Since I’m not a scholar, I’ll have to let others debate the justice of this interpretation of the past, and weigh the accuracy of Black Book‘s portrayal of near-universal corruption and compromise. Assuming, though, that Verhoeven’s worldview is at least plausible, I will make three points about Black Book.

First: Verhoeven is expert not just in moving along the action and pumping up the thrills but in sustaining a basic sense of materialism. Objects count for him: a vial of insulin, a bar of chocolate, a microphone, the notebook that gives the film its title. These things repeatedly matter to the story, almost as much as the bank notes and diamonds.

Second: Although it’s inappropriate even for a materialist to mix art and porn, the suspension of norms is also a theme of Black Book. Through most of the story, Ellis feels it’s inappropriate that she can’t grieve for her losses. When she does finally break down, it’s for the most inappropriate cause.

Third: The cynicism of the main flashback story carries over, with outrageous effect, into the movie’s frame. At the beginning and end of Black Book, Ellis is a Rachel once more, and is living on a kibbutz in Israel. The year, significantly, is 1956.

This implied continuation of one war into another is Black Book‘s main contribution to the tradition of revisionist provocation. There will be no peace for Ellis de Vries–and no salvation for Rachel Stein, beyond the sheer animal resilience of being a showgirl.

Because the much praised Zodiac is concerned with the desire to impose order, and with our perpetual failure to do so, you might say it’s something like a Kubrick film, though realized with an empathy that Kubrick disdained. Because of this theme, maybe you’ll also excuse the lateness of my review. Like Zodiac‘s characters, I tried to control circumstances–press screening schedules, deadlines, the kids’ bedtimes–and like them, I screwed up.

Now I can offer only a tardy echo: Zodiac is, as everyone says, an unusually complex and ambitious true-crime story, and (more important) a deeply engaging study of three obsessed men.

Or four, if you count the title character: the serial killer who announced himself to the San Francisco newspapers in 1969, issued a string of communiqués and taunts (some in code), terrorized the region, disappeared, reappeared and has never been conclusively identified.

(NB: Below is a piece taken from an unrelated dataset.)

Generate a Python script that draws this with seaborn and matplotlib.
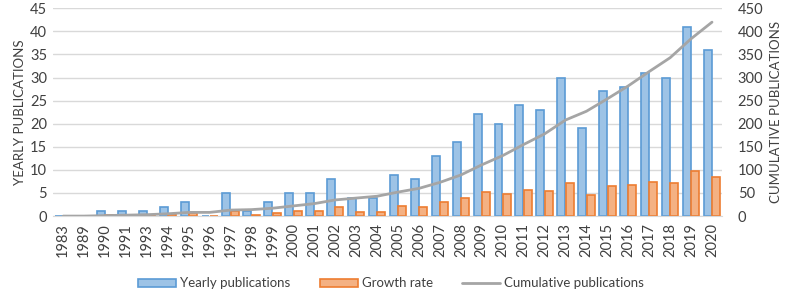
import matplotlib.pyplot as plt
import seaborn as sns
import pandas as pd
import numpy as np

years = ["1983", "1989", "1990", "1991", "1993", "1994", "1995", "1996",
         "1997", "1998", "1999", "2000", "2001", "2002", "2003", "2004",
         "2005", "2006", "2007", "2008", "2009", "2010", "2011", "2012",
         "2013", "2014", "2015", "2016", "2017", "2018", "2019", "2020"]

yearly = [0, 0, 1, 1, 1, 2, 3, 0, 5, 1, 3, 5, 5, 8, 4, 4,
          9, 8, 13, 16, 22, 20, 24, 23, 30, 19, 27, 28, 31, 30, 41, 36]

growth = [0, 0, 0.24, 0.24, 0.24, 0.48, 0.71, 0, 1.19, 0.24, 0.71, 1.19,
          1.19, 1.90, 0.95, 0.95, 2.14, 1.90, 3.10, 3.81, 5.24, 4.76, 5.71,
          5.48, 7.14, 4.52, 6.43, 6.67, 7.38, 7.14, 9.76, 8.57]

cumulative = [0, 0, 1, 2, 3, 5, 8, 8, 13, 14, 17, 22, 27, 35, 39, 43,
              52, 60, 73, 89, 111, 131, 155, 178, 208, 227, 254, 282, 313,
              343, 384, 420]

sns.set_style("white")
plt.rcParams['font.family'] = ['Lato', 'DejaVu Sans']
txt = '#404040'

df = pd.DataFrame({
    "year": years * 2,
    "value": yearly + growth,
    "series": ["Yearly publications"] * len(years) + ["Growth rate"] * len(years),
})

fig, ax = plt.subplots(figsize=(7.87, 2.96), dpi=100)
fig.subplots_adjust(left=0.067, right=0.918, top=0.972, bottom=0.27)

sns.barplot(data=df, x="year", y="value", hue="series", ax=ax,
            palette=["#9dc3e6", "#f4b183"], width=0.8, gap=0.05,
            linewidth=1.2, saturation=1, legend=False)
for cont, ec in zip(ax.containers, ["#5b9bd5", "#ed7d31"]):
    for p in cont:
        p.set_edgecolor(ec)

ax.set_ylim(0, 45)
ax.set_yticks(range(0, 46, 5))
ax.set_xlim(-0.5, len(years) - 0.5)
ax.yaxis.grid(True, color="#d9d9d9", lw=1)
ax.set_axisbelow(True)
ax.set_xlabel("")
ax.set_ylabel("YEARLY PUBLICATIONS", fontsize=9.5, color=txt, labelpad=3)
ax.tick_params(axis="x", rotation=90, labelsize=10.5, colors=txt, length=0, pad=5)
ax.tick_params(axis="y", labelsize=10.5, colors=txt, length=0, pad=4)
for s in ax.spines.values():
    s.set_visible(False)
ax.spines["bottom"].set_visible(True)
ax.spines["bottom"].set_color("#d9d9d9")

ax2 = ax.twinx()
sns.lineplot(x=np.arange(len(years)), y=cumulative, ax=ax2, color="#a5a5a5",
             lw=2, legend=False)
ax2.set_ylim(0, 450)
ax2.set_yticks(range(0, 451, 50))
ax2.set_ylabel("CUMULATIVE PUBLICATIONS", fontsize=9.5, color=txt, labelpad=5)
ax2.tick_params(axis="y", labelsize=10.5, colors=txt, length=0, pad=11)
ax2.grid(False)
for s in ax2.spines.values():
    s.set_visible(False)
ax2.set_xlim(-0.5, len(years) - 0.5)

handles = [ax.containers[0][0], ax.containers[1][0], ax2.lines[0]]
labels = ["Yearly publications", "Growth rate", "Cumulative publications"]
fig.legend(handles, labels, loc="lower center", ncol=3, frameon=False,
           fontsize=9.5, labelcolor=txt, bbox_to_anchor=(0.497, -0.018),
           handlelength=2.9, handleheight=0.6, columnspacing=2.2,
           handletextpad=0.3)

plt.savefig("out.png", dpi=100)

As a crime story, Zodiac is utterly inconclusive (unlike, say, Dirty Harry, which based its plot in part on this case). You don’t get any answers–just the satisfaction of riding along with people who are caught up in this mystery.

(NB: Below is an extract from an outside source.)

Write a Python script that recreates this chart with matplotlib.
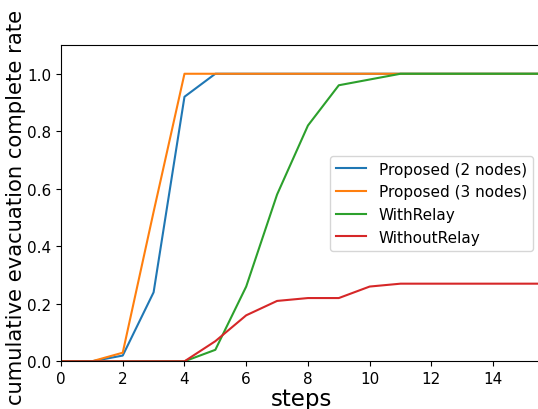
import matplotlib
matplotlib.use("Agg")
import matplotlib.pyplot as plt

steps = list(range(17))
proposed_2 = [0, 0, 0.02, 0.24, 0.92, 1.0, 1.0, 1.0, 1.0, 1.0, 1.0, 1.0, 1.0, 1.0, 1.0, 1.0, 1.0]
proposed_3 = [0, 0, 0.03, 0.52, 1.0, 1.0, 1.0, 1.0, 1.0, 1.0, 1.0, 1.0, 1.0, 1.0, 1.0, 1.0, 1.0]
with_relay = [0, 0, 0, 0, 0, 0.04, 0.26, 0.58, 0.82, 0.96, 0.98, 1.0, 1.0, 1.0, 1.0, 1.0, 1.0]
without_relay = [0, 0, 0, 0, 0, 0.07, 0.16, 0.21, 0.22, 0.22, 0.26, 0.27, 0.27, 0.27, 0.27, 0.27, 0.27]

fig = plt.figure(figsize=(5.38, 4.10), dpi=100)
ax = fig.add_axes([0.1134, 0.1163, 0.895, 0.7715])

ax.plot(steps, proposed_2, label="Proposed (2 nodes)")
ax.plot(steps, proposed_3, label="Proposed (3 nodes)")
ax.plot(steps, with_relay, label="WithRelay")
ax.plot(steps, without_relay, label="WithoutRelay")

ax.set_xlim(0, 15.6)
ax.set_ylim(0, 1.1)
ax.set_xticks([0, 2, 4, 6, 8, 10, 12, 14])
ax.set_yticks([0.0, 0.2, 0.4, 0.6, 0.8, 1.0])
ax.tick_params(labelsize=11)
ax.set_xlabel("steps", fontsize=16.5, labelpad=1)
ax.set_ylabel("cumulative evacuation complete rate", fontsize=15.2, labelpad=0)
ax.yaxis.set_label_coords(-0.072, 0.49)
ax.legend(fontsize=11, loc="center right", bbox_to_anchor=(0.996, 0.50))

fig.savefig("out.png", dpi=100)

They are two professionals and an amateur: police inspector Dave Toschi (Mark Ruffalo), newspaper police reporter Paul Avery (Robert Downey Jr.) and editorial cartoonist Robert Graysmith (Jake Gyllenhaal), an overgrown Eagle Scout and puzzle enthusiast known in the newsroom as Retard. Once the initial murders are out of the way–the film deliberately front-loads its violence–Zodiac settles into the story of these men and their intertwined, ever accelerating downward spirals.

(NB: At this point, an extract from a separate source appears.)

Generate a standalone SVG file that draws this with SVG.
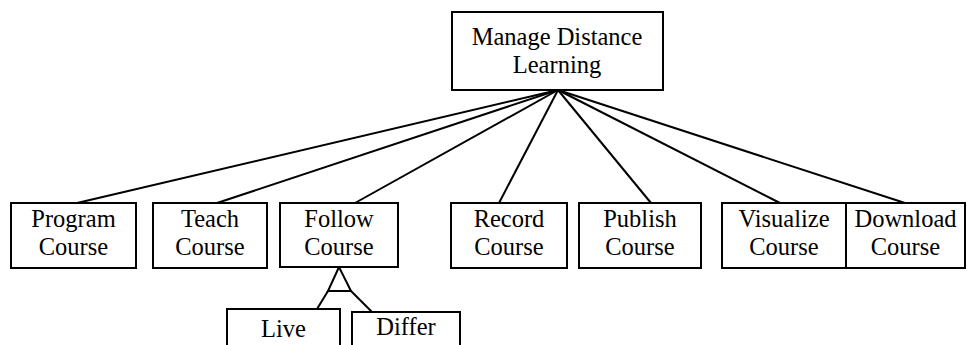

Zodiac is a long movie, but one with a steadily quickening pace. The longer you watch the film, the more absorbing it becomes–which is enough to set it apart. What I really like about Zodiac, though, is that it is neither the usual product (a producer-driven marketing ploy dressed up like a movie) nor the usual alternative (the latest auteurist masterpiece by director David Fincher). Zodiac is Fincher’s film, certainly; but it also belongs to screenwriter James Vanderbilt, cinematographer Harris Savides and the entire cast. For a change, the major studios have given us a whole movie. Just like old times.